Not talking a good game. Actually getting good in my chosen career.
Do not confuse pro-level confidence with ego problems. Confidence means “Yeah, I know how to do that” with the juice to back it up. Without “guessing” that you maybe possibly could sorta pull it off to some extent, if nobody looked too close.
Ego is “Of course I know how to do that”, minus the skill, knowledge and experience to actually DO it.
And this disparity is what makes this new edition of The Apprentice so promising.
What is the sound of two egos clashing? Lots of crying, ranting and sputtered blame for someone else.
In my seminars, I start each session by asking attendees to write “My Ego” on a piece of paper… wad it up… and throw it across the room at the trash can. Symbolic, sure. But effective.
It’s hard to learn anything when your ego’s in the way.
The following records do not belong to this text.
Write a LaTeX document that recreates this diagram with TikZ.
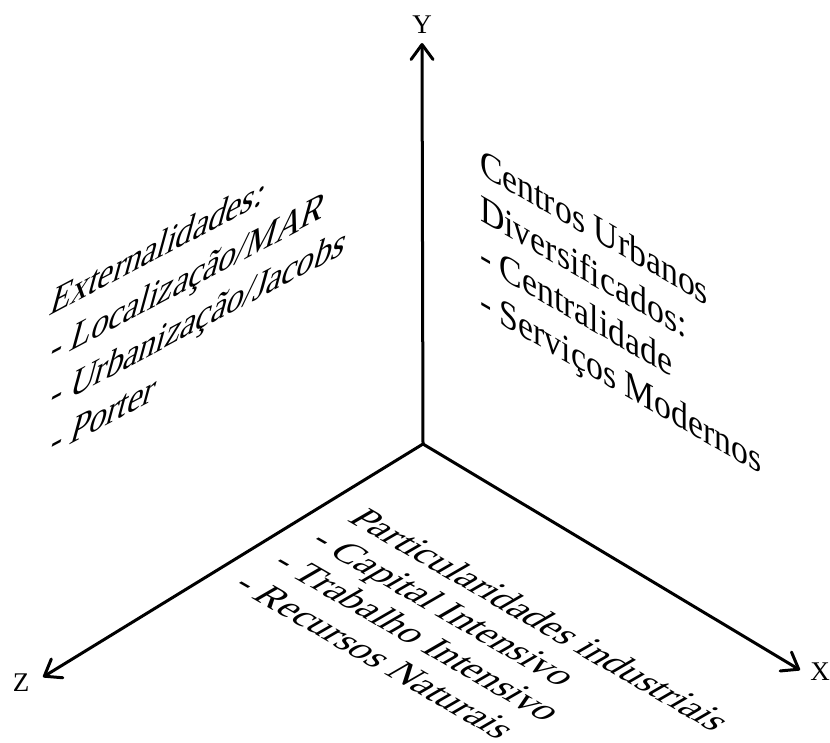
\documentclass[tikz,border=0pt]{standalone}
\usepackage{fontspec}
\setmainfont{Liberation Serif}
\usetikzlibrary{arrows.meta}
\begin{document}
\begin{tikzpicture}[x=1pt,y=-1pt,
  axis/.style={line width=3pt, line cap=round, -{Straight Barb[length=15pt,width=22pt,round]}},
  txt/.style={inner sep=0pt, anchor=base west, font=\fontsize{39}{46}\selectfont},
  lface/.style={txt, cm={0.88,0.465,0.3,1.1,(0,0)}},
  rface/.style={txt, cm={0.866,-0.5,0,1,(0,0)}},
  bface/.style={txt, cm={0.866,-0.5,0.866,0.5,(0,0)}},
  lbl/.style={inner sep=0pt, font=\fontsize{27}{30}\selectfont}]
\useasboundingbox (0,0) rectangle (830,742);
\coordinate (O) at (423,444);
\coordinate (Yt) at (422,43);
\coordinate (Xt) at (800,670);
\coordinate (Zt) at (43,677);
\draw[axis] (O) -- (Yt);
\draw[axis] (O) -- (Xt);
\draw[axis] (O) -- (Zt);
\node[lbl] (Y) at (422,25) {Y};
\node[lbl] (X) at (820,672) {X};
\node[lbl] (Z) at (21,683) {Z};
% left face
\node[lface] (ext1) at (48,317) {Externalidades:};
\node[lface] (ext2) at (48,363.5) {- Localização/MAR};
\node[lface] (ext3) at (48,410) {- Urbanização/Jacobs};
\node[lface] (ext4) at (48,456.5) {- Porter};
% right face
\node[rface] (cen1) at (480,174) {Centros Urbanos};
\node[rface] (cen2) at (480,220) {Diversificados:};
\node[rface] (cen3) at (480,266) {- Centralidade};
\node[rface] (cen4) at (480,312) {- Serviços Modernos};
% floor
\node[bface] (par1) at (346,520) {Particularidades industriais};
\node[bface] (par2) at (308,542) {- Capital Intensivo};
\node[bface] (par3) at (270,564) {- Trabalho Intensivo};
\node[bface] (par4) at (231,586) {- Recursos Naturais};
\end{tikzpicture}
\end{document}
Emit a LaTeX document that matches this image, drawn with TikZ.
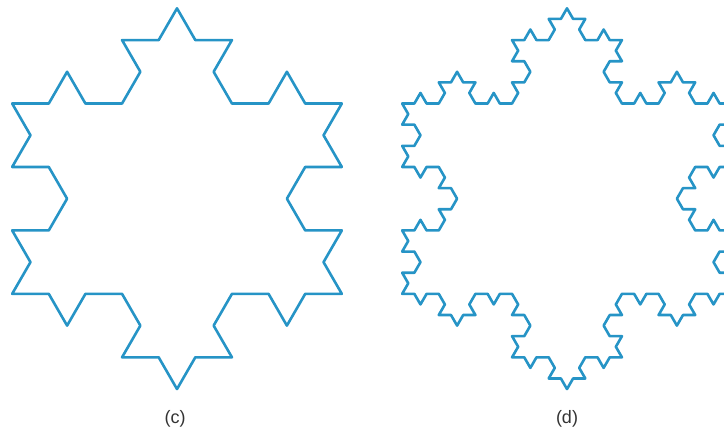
\documentclass[tikz,border=0pt]{standalone}
\usepackage{fontspec}
\setmainfont{Liberation Sans}
\definecolor{flakeblue}{RGB}{38,148,198}
\tikzset{
  flake/.style={draw=flakeblue, line width=2.6pt, line join=round},
  caption/.style={font=\fontsize{18}{20}\selectfont, text=black!80, anchor=center}
}
% recursive Koch segment: level, x1, y1, x2, y2 (appends to \kpath)
\newcommand\kochseg[5]{%
  \ifnum#1=0
    \xdef\kpath{\kpath -- (#4,#5)}%
  \else
    \begingroup
    \pgfmathsetmacro\kdx{((#4)-(#2))/3}%
    \pgfmathsetmacro\kdy{((#5)-(#3))/3}%
    \pgfmathsetmacro\kax{(#2)+\kdx}%
    \pgfmathsetmacro\kay{(#3)+\kdy}%
    \pgfmathsetmacro\kbx{(#2)+2*\kdx}%
    \pgfmathsetmacro\kby{(#3)+2*\kdy}%
    \pgfmathsetmacro\kpx{\kax+0.5*\kdx+0.8660254*\kdy}%
    \pgfmathsetmacro\kpy{\kay-0.8660254*\kdx+0.5*\kdy}%
    \edef\knext{%
      \noexpand\kochseg{\the\numexpr#1-1\relax}{#2}{#3}{\kax}{\kay}%
      \noexpand\kochseg{\the\numexpr#1-1\relax}{\kax}{\kay}{\kpx}{\kpy}%
      \noexpand\kochseg{\the\numexpr#1-1\relax}{\kpx}{\kpy}{\kbx}{\kby}%
      \noexpand\kochseg{\the\numexpr#1-1\relax}{\kbx}{\kby}{#4}{#5}%
    }%
    \expandafter\endgroup\knext
  \fi}
% snowflake: level, centre x, centre y, circumradius
\newcommand\kochflake[4]{%
  \pgfmathsetmacro\klx{#2-0.8660254*#4}%
  \pgfmathsetmacro\krx{#2+0.8660254*#4}%
  \pgfmathsetmacro\kly{#3-0.5*#4}%
  \pgfmathsetmacro\kty{#3+#4}%
  \xdef\kpath{(\klx,\kly)}%
  \kochseg{#1}{\klx}{\kly}{\krx}{\kly}%
  \kochseg{#1}{\krx}{\kly}{#2}{\kty}%
  \kochseg{#1}{#2}{\kty}{\klx}{\kly}%
  \edef\kdraw{\noexpand\draw[flake] \kpath -- cycle;}\kdraw}
\begin{document}
\begin{tikzpicture}[x=1pt,y=1pt]
  \useasboundingbox (0,0) rectangle (724,436);
  \kochflake{2}{177}{237.3}{190.35}
  \kochflake{3}{567}{237.3}{190.35}
  \node[caption] (labc) at (175,17) {(c)};
  \node[caption] (labd) at (567,17) {(d)};
\end{tikzpicture}
\end{document}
This is why Army recruits are reduced to exhausted obedience in boot camp — so they can learn how to follow orders without ego. And it’s why law schools and medical schools deprive students of sleep — to reduce the influence of ego.
Almost every problem I’ve ever had with a client or partner (or lover, for that matter) has been the result of ego. It’s the bugaboo of Western business culture, and it’s tiring.
Don’t tell me what you’re gonna do. Just do it, instead… and leave the attitude at home. Let’s see what kind of actual chops you’re packing.
If you suspect you’re burdened with too much ego — and that’s what it is, a burden — experiment with deflating it yourself for a while. Enjoy a little shock-to-the-system reality check, and try playing well with others. Just try it.
Ego is dark energy, based in fear.
And it’s not making your life better. It’s hurting you. You’re possessed.
Oh, I do enjoy a good ego-slaughter… and Trump’s got a fine limo-load of them primed for the kill…
Note: For hard-core psych sticklers, the word “ego” actually refers to the part of your mind that recognizes your own existence. It’s what supposedly separates us from other animals. The other parts — and this gets into Freud and Jung and Maslow and James too much for easy clarity — include the Id (your base animal nature, which pretty much only wants to eat, screw, sleep and stay warm) and the Super-ego (which is, essentially, that shaming voice of Puritanical authority inside your head, always wanting to ruin the party). I’m using the colloquial version of the word “ego” in this post — meaning the very common “it’s all about me” attitude we all know and love.